=== Data ===
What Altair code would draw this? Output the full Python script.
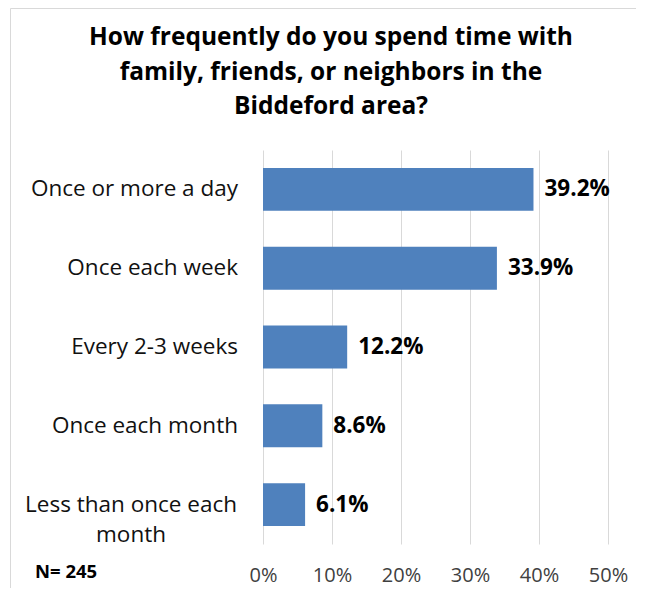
import altair as alt
import pandas as pd

categories = ["Once or more a day", "Once each week", "Every 2-3 weeks",
              "Once each month", "Less than once each month"]
display_labels = ["Once or more a day", "Once each week", "Every 2-3 weeks",
                  "Once each month", "Less than once each\nmonth"]
values = [39.2, 33.9, 12.2, 8.6, 6.1]
value_labels = ["39.2%", "33.9%", "12.2%", "8.6%", "6.1%"]
x_ticks = [0, 10, 20, 30, 40, 50]
title_text = ("How frequently do you spend time with\n"
              "family, friends, or neighbors in the\n"
              "Biddeford area?")
note = "N= 245"

df = pd.DataFrame({
    "category": categories,
    "label": display_labels,
    "value": values,
    "vlabel": value_labels,
    "multi": [("\n" in s) for s in display_labels],
})

FONT = "Open Sans"
BLUE = "#4f81bd"

y_enc = alt.Y("category:N", sort=categories, axis=None,
              scale=alt.Scale(paddingInner=0.455, paddingOuter=0.2275))
x_enc = alt.X("value:Q", scale=alt.Scale(domain=[0, 50], nice=False),
              axis=alt.Axis(values=x_ticks, labelExpr="datum.value + '%'",
                            grid=True, gridColor="#d9d9d9", gridWidth=1,
                            domain=False, ticks=False, labelPadding=21,
                            labelFlush=False,
                            labelFontSize=20, labelColor="#404040",
                            labelFont=FONT, title=None))

base = alt.Chart(df)

bars = base.mark_bar(color=BLUE).encode(x=x_enc, y=y_enc)

vals = base.mark_text(align="left", baseline="middle", dx=11, fontSize=22.5,
                      fontWeight="bold", font=FONT, color="#000000").encode(
    x="value:Q", y=alt.Y("category:N", sort=categories), text="vlabel:N")

ylab_single = base.transform_filter("!datum.multi").mark_text(
    align="right", baseline="middle", fontSize=22.5, font=FONT,
    color="#111111").encode(
    x=alt.value(-25), y=alt.Y("category:N", sort=categories), text="label:N")

ylab_multi = base.transform_filter("datum.multi").mark_text(
    align="center", baseline="middle", fontSize=22.5, font=FONT,
    color="#111111", lineBreak="\n", lineHeight=30).encode(
    x=alt.value(-132), y=alt.Y("category:N", sort=categories), text="label:N")

extra_df = pd.DataFrame({"title": [title_text], "note": [note]})

title = alt.Chart(extra_df).mark_text(
    align="center", baseline="alphabetic", fontSize=24.5, fontWeight="bold",
    font=FONT, color="#000000", lineBreak="\n", lineHeight=34.5).encode(
    x=alt.value(68), y=alt.value(-105), text="title:N")

note_mark = alt.Chart(extra_df).mark_text(
    align="left", baseline="middle", fontSize=18.5, fontWeight="bold",
    font=FONT, color="#000000").encode(
    x=alt.value(-228), y=alt.value(422), text="note:N")

border = alt.Chart(extra_df).mark_rect(
    fill="transparent", stroke="#d9d9d9", strokeWidth=1).encode(
    x=alt.value(-252.5), x2=alt.value(400), y=alt.value(-141.5), y2=alt.value(600))

chart = alt.layer(border, bars, vals, ylab_single, ylab_multi, title, note_mark).properties(
    width=345, height=394,
    autosize=alt.AutoSizeParams(type="none"),
    padding={"left": 255, "top": 142, "right": 28, "bottom": 44},
).configure_view(stroke=None)

chart.save("out.html", embed_options={"renderer": "svg", "actions": False})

=== Exercise directions ===
Transcribe the full listing character for character. Pictures are excluded.

=== Written response ===
What Altair code would draw this? Output the full Python script.
import altair as alt
import pandas as pd

categories = ["Once or more a day", "Once each week", "Every 2-3 weeks",
              "Once each month", "Less than once each month"]
display_labels = ["Once or more a day", "Once each week", "Every 2-3 weeks",
                  "Once each month", "Less than once each\nmonth"]
values = [39.2, 33.9, 12.2, 8.6, 6.1]
value_labels = ["39.2%", "33.9%", "12.2%", "8.6%", "6.1%"]
x_ticks = [0, 10, 20, 30, 40, 50]
title_text = ("How frequently do you spend time with\n"
              "family, friends, or neighbors in the\n"
              "Biddeford area?")
note = "N= 245"

df = pd.DataFrame({
    "category": categories,
    "label": display_labels,
    "value": values,
    "vlabel": value_labels,
    "multi": [("\n" in s) for s in display_labels],
})

FONT = "Open Sans"
BLUE = "#4f81bd"

y_enc = alt.Y("category:N", sort=categories, axis=None,
              scale=alt.Scale(paddingInner=0.455, paddingOuter=0.2275))
x_enc = alt.X("value:Q", scale=alt.Scale(domain=[0, 50], nice=False),
              axis=alt.Axis(values=x_ticks, labelExpr="datum.value + '%'",
                            grid=True, gridColor="#d9d9d9", gridWidth=1,
                            domain=False, ticks=False, labelPadding=21,
                            labelFlush=False,
                            labelFontSize=20, labelColor="#404040",
                            labelFont=FONT, title=None))

base = alt.Chart(df)

bars = base.mark_bar(color=BLUE).encode(x=x_enc, y=y_enc)

vals = base.mark_text(align="left", baseline="middle", dx=11, fontSize=22.5,
                      fontWeight="bold", font=FONT, color="#000000").encode(
    x="value:Q", y=alt.Y("category:N", sort=categories), text="vlabel:N")

ylab_single = base.transform_filter("!datum.multi").mark_text(
    align="right", baseline="middle", fontSize=22.5, font=FONT,
    color="#111111").encode(
    x=alt.value(-25), y=alt.Y("category:N", sort=categories), text="label:N")

ylab_multi = base.transform_filter("datum.multi").mark_text(
    align="center", baseline="middle", fontSize=22.5, font=FONT,
    color="#111111", lineBreak="\n", lineHeight=30).encode(
    x=alt.value(-132), y=alt.Y("category:N", sort=categories), text="label:N")

extra_df = pd.DataFrame({"title": [title_text], "note": [note]})

title = alt.Chart(extra_df).mark_text(
    align="center", baseline="alphabetic", fontSize=24.5, fontWeight="bold",
    font=FONT, color="#000000", lineBreak="\n", lineHeight=34.5).encode(
    x=alt.value(68), y=alt.value(-105), text="title:N")

note_mark = alt.Chart(extra_df).mark_text(
    align="left", baseline="middle", fontSize=18.5, fontWeight="bold",
    font=FONT, color="#000000").encode(
    x=alt.value(-228), y=alt.value(422), text="note:N")

border = alt.Chart(extra_df).mark_rect(
    fill="transparent", stroke="#d9d9d9", strokeWidth=1).encode(
    x=alt.value(-252.5), x2=alt.value(400), y=alt.value(-141.5), y2=alt.value(600))

chart = alt.layer(border, bars, vals, ylab_single, ylab_multi, title, note_mark).properties(
    width=345, height=394,
    autosize=alt.AutoSizeParams(type="none"),
    padding={"left": 255, "top": 142, "right": 28, "bottom": 44},
).configure_view(stroke=None)

chart.save("out.html", embed_options={"renderer": "svg", "actions": False})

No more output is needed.